AIM OF THE EXERCISE
Count the lines below that contain the word "this" and give only that number.
--- Start SUPPLIED DATA ---
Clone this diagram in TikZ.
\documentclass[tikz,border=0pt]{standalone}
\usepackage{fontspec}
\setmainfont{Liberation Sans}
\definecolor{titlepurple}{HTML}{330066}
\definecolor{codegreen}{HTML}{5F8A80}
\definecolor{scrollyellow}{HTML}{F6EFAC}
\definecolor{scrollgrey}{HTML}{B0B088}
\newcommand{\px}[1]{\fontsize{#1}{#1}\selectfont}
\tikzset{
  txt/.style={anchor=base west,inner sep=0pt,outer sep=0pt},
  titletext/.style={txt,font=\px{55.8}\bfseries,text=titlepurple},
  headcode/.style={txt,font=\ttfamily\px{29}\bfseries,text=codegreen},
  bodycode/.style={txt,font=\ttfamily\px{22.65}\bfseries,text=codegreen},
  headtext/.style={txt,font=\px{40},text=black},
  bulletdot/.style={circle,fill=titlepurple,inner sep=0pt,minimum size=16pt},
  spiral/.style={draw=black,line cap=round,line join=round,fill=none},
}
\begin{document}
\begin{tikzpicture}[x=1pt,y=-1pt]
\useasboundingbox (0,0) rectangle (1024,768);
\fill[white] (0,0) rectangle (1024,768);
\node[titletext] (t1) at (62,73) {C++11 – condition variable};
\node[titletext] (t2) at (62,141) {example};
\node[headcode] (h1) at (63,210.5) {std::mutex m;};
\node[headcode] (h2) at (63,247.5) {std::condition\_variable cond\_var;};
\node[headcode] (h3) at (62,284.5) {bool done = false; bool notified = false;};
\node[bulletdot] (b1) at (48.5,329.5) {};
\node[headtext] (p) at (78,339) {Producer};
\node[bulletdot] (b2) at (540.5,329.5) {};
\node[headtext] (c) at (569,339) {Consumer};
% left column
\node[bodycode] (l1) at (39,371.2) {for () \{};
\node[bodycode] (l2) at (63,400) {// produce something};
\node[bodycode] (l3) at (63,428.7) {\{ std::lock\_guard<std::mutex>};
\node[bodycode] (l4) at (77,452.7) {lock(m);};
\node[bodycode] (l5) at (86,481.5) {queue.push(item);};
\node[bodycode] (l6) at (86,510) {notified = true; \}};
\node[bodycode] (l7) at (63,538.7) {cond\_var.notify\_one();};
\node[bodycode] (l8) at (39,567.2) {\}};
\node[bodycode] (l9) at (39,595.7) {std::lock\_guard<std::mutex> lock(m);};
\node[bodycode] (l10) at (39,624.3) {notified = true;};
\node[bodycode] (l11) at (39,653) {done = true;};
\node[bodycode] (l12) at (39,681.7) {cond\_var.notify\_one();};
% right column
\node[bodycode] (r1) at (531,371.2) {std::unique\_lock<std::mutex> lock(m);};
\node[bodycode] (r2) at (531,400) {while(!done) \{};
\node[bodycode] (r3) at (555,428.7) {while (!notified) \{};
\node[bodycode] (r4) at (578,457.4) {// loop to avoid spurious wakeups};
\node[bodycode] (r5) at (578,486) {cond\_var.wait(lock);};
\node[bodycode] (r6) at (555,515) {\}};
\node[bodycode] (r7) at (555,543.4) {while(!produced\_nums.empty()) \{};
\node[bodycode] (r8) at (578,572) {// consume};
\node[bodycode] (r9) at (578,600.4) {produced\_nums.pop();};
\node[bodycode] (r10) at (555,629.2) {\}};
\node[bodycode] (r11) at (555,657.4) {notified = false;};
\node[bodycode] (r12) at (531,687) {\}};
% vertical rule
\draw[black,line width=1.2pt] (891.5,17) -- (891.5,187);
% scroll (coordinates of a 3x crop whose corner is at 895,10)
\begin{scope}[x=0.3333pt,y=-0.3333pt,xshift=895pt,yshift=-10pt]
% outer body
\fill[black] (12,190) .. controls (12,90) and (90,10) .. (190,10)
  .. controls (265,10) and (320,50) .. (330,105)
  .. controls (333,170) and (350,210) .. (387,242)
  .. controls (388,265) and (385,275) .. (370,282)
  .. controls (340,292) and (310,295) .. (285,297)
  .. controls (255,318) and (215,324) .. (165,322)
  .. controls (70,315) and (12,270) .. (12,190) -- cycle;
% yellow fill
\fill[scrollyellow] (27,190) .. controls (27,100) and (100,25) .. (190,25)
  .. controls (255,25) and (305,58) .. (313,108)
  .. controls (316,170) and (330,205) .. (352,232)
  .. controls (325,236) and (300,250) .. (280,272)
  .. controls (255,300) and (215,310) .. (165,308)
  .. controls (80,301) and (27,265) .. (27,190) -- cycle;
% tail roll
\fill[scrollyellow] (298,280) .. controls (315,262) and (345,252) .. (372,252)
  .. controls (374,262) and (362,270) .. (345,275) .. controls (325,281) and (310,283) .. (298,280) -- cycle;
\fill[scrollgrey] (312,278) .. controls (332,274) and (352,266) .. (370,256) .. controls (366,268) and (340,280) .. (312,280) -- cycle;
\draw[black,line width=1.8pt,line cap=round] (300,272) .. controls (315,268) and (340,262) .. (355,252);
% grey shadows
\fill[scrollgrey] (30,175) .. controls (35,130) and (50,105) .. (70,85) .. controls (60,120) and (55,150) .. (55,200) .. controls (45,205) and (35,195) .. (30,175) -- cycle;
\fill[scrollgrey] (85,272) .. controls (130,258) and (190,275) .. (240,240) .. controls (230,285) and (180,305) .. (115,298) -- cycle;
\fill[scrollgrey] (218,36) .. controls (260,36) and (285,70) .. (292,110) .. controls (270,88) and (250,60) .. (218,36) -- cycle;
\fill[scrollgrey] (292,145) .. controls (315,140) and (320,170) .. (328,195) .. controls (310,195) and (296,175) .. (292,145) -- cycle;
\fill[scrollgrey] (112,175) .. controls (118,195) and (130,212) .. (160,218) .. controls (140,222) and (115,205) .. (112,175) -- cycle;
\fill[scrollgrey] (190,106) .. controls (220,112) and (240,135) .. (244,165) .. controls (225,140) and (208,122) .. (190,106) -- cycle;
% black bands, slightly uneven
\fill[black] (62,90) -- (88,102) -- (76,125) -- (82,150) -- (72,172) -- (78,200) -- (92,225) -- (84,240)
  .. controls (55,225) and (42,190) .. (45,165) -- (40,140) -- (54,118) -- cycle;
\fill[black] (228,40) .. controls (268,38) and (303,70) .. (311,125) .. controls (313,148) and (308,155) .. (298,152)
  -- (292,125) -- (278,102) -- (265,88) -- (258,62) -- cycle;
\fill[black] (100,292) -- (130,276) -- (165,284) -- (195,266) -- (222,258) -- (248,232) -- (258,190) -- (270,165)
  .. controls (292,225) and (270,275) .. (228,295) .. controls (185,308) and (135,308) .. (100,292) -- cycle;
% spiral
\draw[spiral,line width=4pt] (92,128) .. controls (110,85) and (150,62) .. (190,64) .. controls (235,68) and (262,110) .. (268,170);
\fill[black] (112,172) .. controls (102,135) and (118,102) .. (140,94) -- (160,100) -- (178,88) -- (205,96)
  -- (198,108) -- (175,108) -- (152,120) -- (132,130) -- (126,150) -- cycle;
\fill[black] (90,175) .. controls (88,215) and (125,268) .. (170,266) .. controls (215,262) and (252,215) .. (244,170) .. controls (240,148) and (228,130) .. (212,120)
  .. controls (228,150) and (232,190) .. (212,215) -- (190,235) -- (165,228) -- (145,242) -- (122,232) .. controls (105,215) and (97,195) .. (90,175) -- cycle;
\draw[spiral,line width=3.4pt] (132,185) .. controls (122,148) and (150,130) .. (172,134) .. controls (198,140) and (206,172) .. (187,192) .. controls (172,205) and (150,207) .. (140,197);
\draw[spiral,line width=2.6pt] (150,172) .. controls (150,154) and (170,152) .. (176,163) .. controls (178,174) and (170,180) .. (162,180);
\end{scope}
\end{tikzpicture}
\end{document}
--- End SUPPLIED DATA ---
--- Start SUPPLIED DATA ---
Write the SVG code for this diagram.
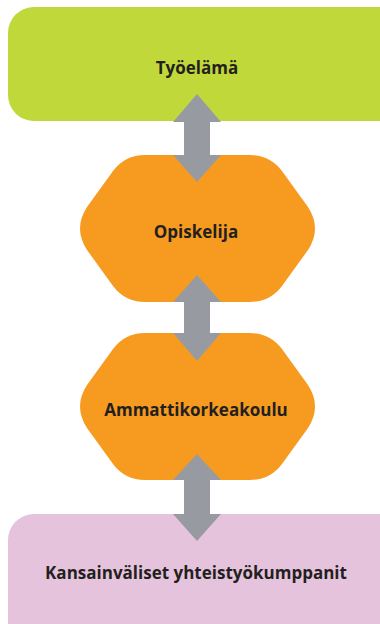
--- End SUPPLIED DATA ---
--- Start SUPPLIED DATA ---
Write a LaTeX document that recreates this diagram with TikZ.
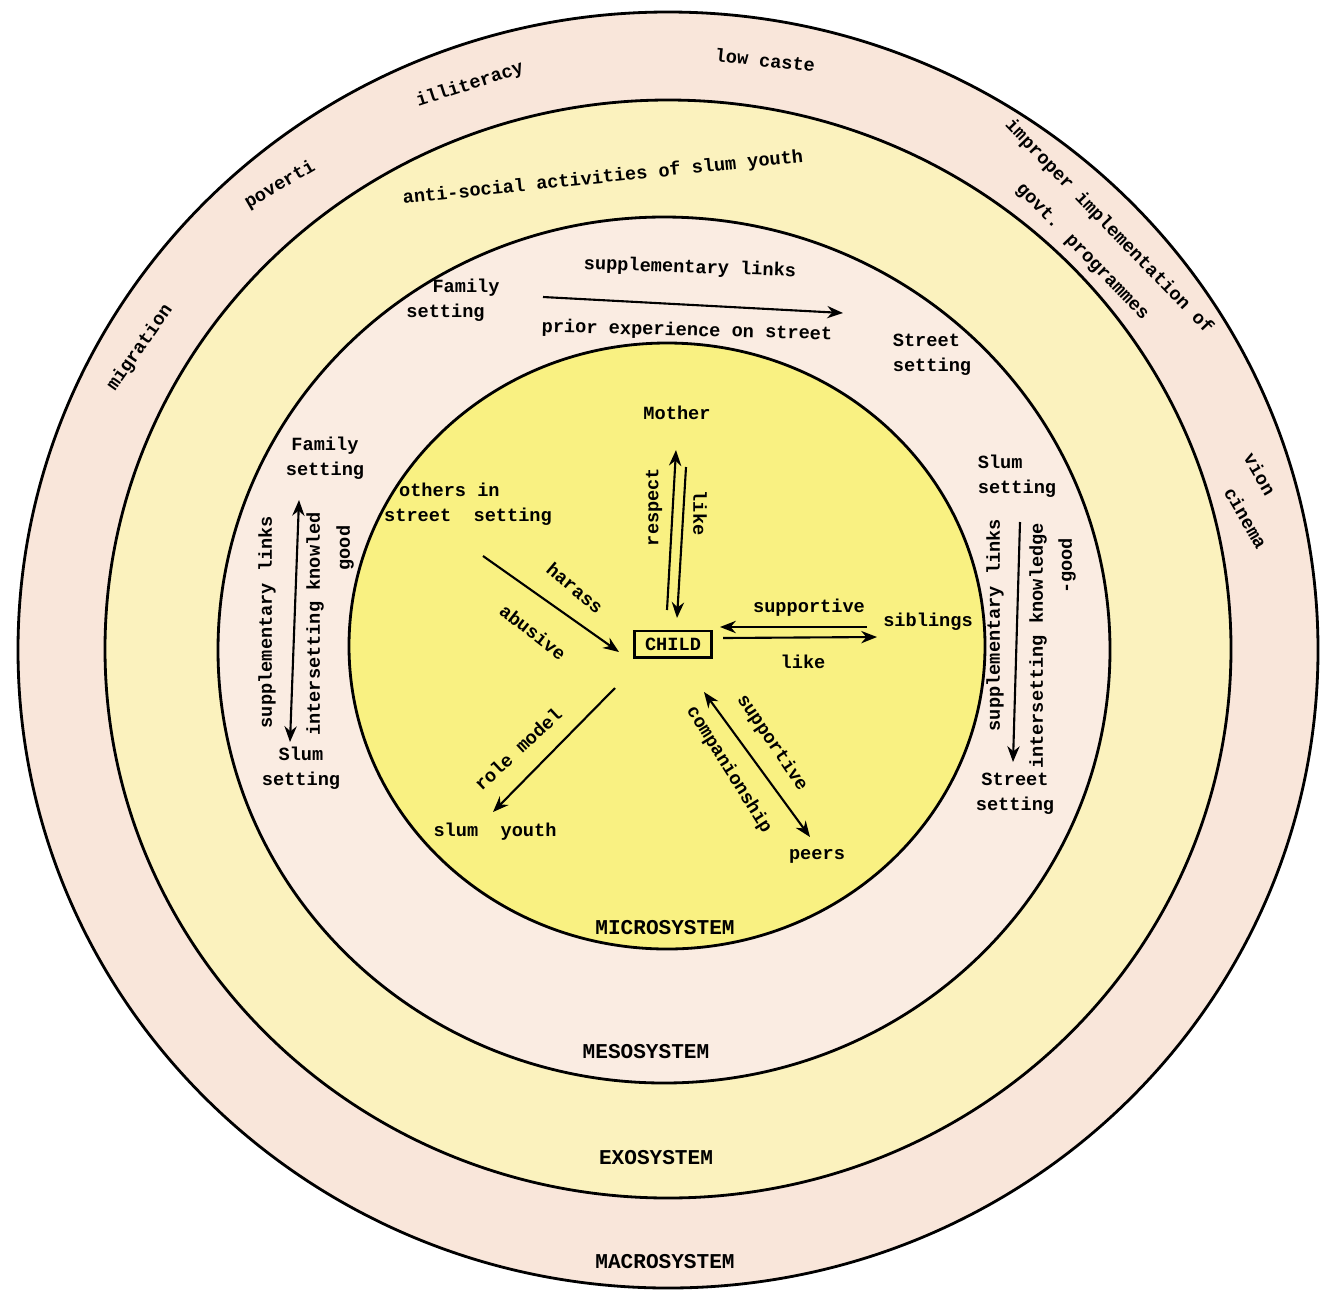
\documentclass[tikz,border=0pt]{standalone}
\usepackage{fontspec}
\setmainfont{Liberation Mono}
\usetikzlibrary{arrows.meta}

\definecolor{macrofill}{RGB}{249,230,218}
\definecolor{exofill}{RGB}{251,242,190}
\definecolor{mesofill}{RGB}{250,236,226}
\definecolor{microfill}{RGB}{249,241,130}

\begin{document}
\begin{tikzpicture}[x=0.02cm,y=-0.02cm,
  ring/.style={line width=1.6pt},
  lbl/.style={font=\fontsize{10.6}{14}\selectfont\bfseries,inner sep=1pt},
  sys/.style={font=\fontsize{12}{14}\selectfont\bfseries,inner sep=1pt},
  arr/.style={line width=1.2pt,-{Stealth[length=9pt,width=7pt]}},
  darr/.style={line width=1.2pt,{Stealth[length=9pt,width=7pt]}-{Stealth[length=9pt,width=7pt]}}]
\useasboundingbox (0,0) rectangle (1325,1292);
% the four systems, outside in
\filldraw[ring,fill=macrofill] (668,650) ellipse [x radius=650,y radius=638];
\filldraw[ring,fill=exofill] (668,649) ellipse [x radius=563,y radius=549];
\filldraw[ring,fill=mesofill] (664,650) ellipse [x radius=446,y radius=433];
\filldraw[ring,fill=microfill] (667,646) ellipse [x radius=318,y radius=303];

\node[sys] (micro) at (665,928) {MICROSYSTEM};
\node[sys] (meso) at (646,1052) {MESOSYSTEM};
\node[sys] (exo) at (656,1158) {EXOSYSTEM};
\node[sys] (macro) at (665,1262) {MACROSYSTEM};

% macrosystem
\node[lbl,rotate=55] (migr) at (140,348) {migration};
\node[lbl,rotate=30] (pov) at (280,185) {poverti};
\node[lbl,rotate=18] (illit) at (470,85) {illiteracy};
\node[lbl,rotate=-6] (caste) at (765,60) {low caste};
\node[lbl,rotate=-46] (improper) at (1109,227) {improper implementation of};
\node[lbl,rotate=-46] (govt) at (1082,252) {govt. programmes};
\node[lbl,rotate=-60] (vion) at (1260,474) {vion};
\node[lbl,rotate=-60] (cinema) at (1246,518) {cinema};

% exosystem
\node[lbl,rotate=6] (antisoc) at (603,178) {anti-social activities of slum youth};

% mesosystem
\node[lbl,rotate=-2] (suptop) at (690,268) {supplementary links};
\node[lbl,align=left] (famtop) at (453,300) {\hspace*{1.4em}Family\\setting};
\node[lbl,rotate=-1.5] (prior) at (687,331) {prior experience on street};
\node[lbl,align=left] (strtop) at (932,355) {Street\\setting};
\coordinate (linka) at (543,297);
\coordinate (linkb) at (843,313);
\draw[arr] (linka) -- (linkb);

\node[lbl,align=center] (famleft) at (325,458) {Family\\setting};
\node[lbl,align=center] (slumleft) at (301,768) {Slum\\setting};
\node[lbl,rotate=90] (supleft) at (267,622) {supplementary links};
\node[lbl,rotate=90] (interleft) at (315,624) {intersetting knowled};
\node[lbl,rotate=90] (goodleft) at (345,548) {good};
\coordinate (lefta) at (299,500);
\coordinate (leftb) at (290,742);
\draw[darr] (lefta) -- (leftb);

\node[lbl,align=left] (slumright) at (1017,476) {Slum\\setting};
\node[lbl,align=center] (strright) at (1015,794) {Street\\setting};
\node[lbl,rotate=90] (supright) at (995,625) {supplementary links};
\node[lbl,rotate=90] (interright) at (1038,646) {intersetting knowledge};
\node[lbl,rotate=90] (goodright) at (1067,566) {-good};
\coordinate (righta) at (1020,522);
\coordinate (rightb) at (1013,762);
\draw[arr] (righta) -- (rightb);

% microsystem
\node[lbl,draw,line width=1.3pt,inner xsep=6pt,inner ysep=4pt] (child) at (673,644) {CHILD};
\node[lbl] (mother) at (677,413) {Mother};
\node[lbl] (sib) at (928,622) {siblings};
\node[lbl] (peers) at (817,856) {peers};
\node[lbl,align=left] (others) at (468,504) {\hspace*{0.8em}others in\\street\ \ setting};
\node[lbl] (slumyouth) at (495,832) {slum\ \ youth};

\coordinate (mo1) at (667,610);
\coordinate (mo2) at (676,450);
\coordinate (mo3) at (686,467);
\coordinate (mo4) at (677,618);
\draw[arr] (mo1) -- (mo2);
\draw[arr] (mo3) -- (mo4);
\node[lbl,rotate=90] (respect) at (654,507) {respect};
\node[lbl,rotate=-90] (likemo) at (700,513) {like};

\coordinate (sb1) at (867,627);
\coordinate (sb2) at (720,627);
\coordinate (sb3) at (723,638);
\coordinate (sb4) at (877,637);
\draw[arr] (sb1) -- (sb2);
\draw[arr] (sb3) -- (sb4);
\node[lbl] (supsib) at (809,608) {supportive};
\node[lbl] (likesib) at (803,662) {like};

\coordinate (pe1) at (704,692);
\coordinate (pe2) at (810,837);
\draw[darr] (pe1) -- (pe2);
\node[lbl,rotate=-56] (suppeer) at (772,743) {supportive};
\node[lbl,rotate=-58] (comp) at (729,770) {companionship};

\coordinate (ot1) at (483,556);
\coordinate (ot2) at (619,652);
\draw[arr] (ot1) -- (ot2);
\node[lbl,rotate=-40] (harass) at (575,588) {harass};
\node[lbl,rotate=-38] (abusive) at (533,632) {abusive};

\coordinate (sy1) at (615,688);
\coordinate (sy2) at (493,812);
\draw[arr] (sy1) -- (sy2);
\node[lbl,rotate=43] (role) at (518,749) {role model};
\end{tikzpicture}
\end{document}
--- End SUPPLIED DATA ---
FINAL ANSWER
3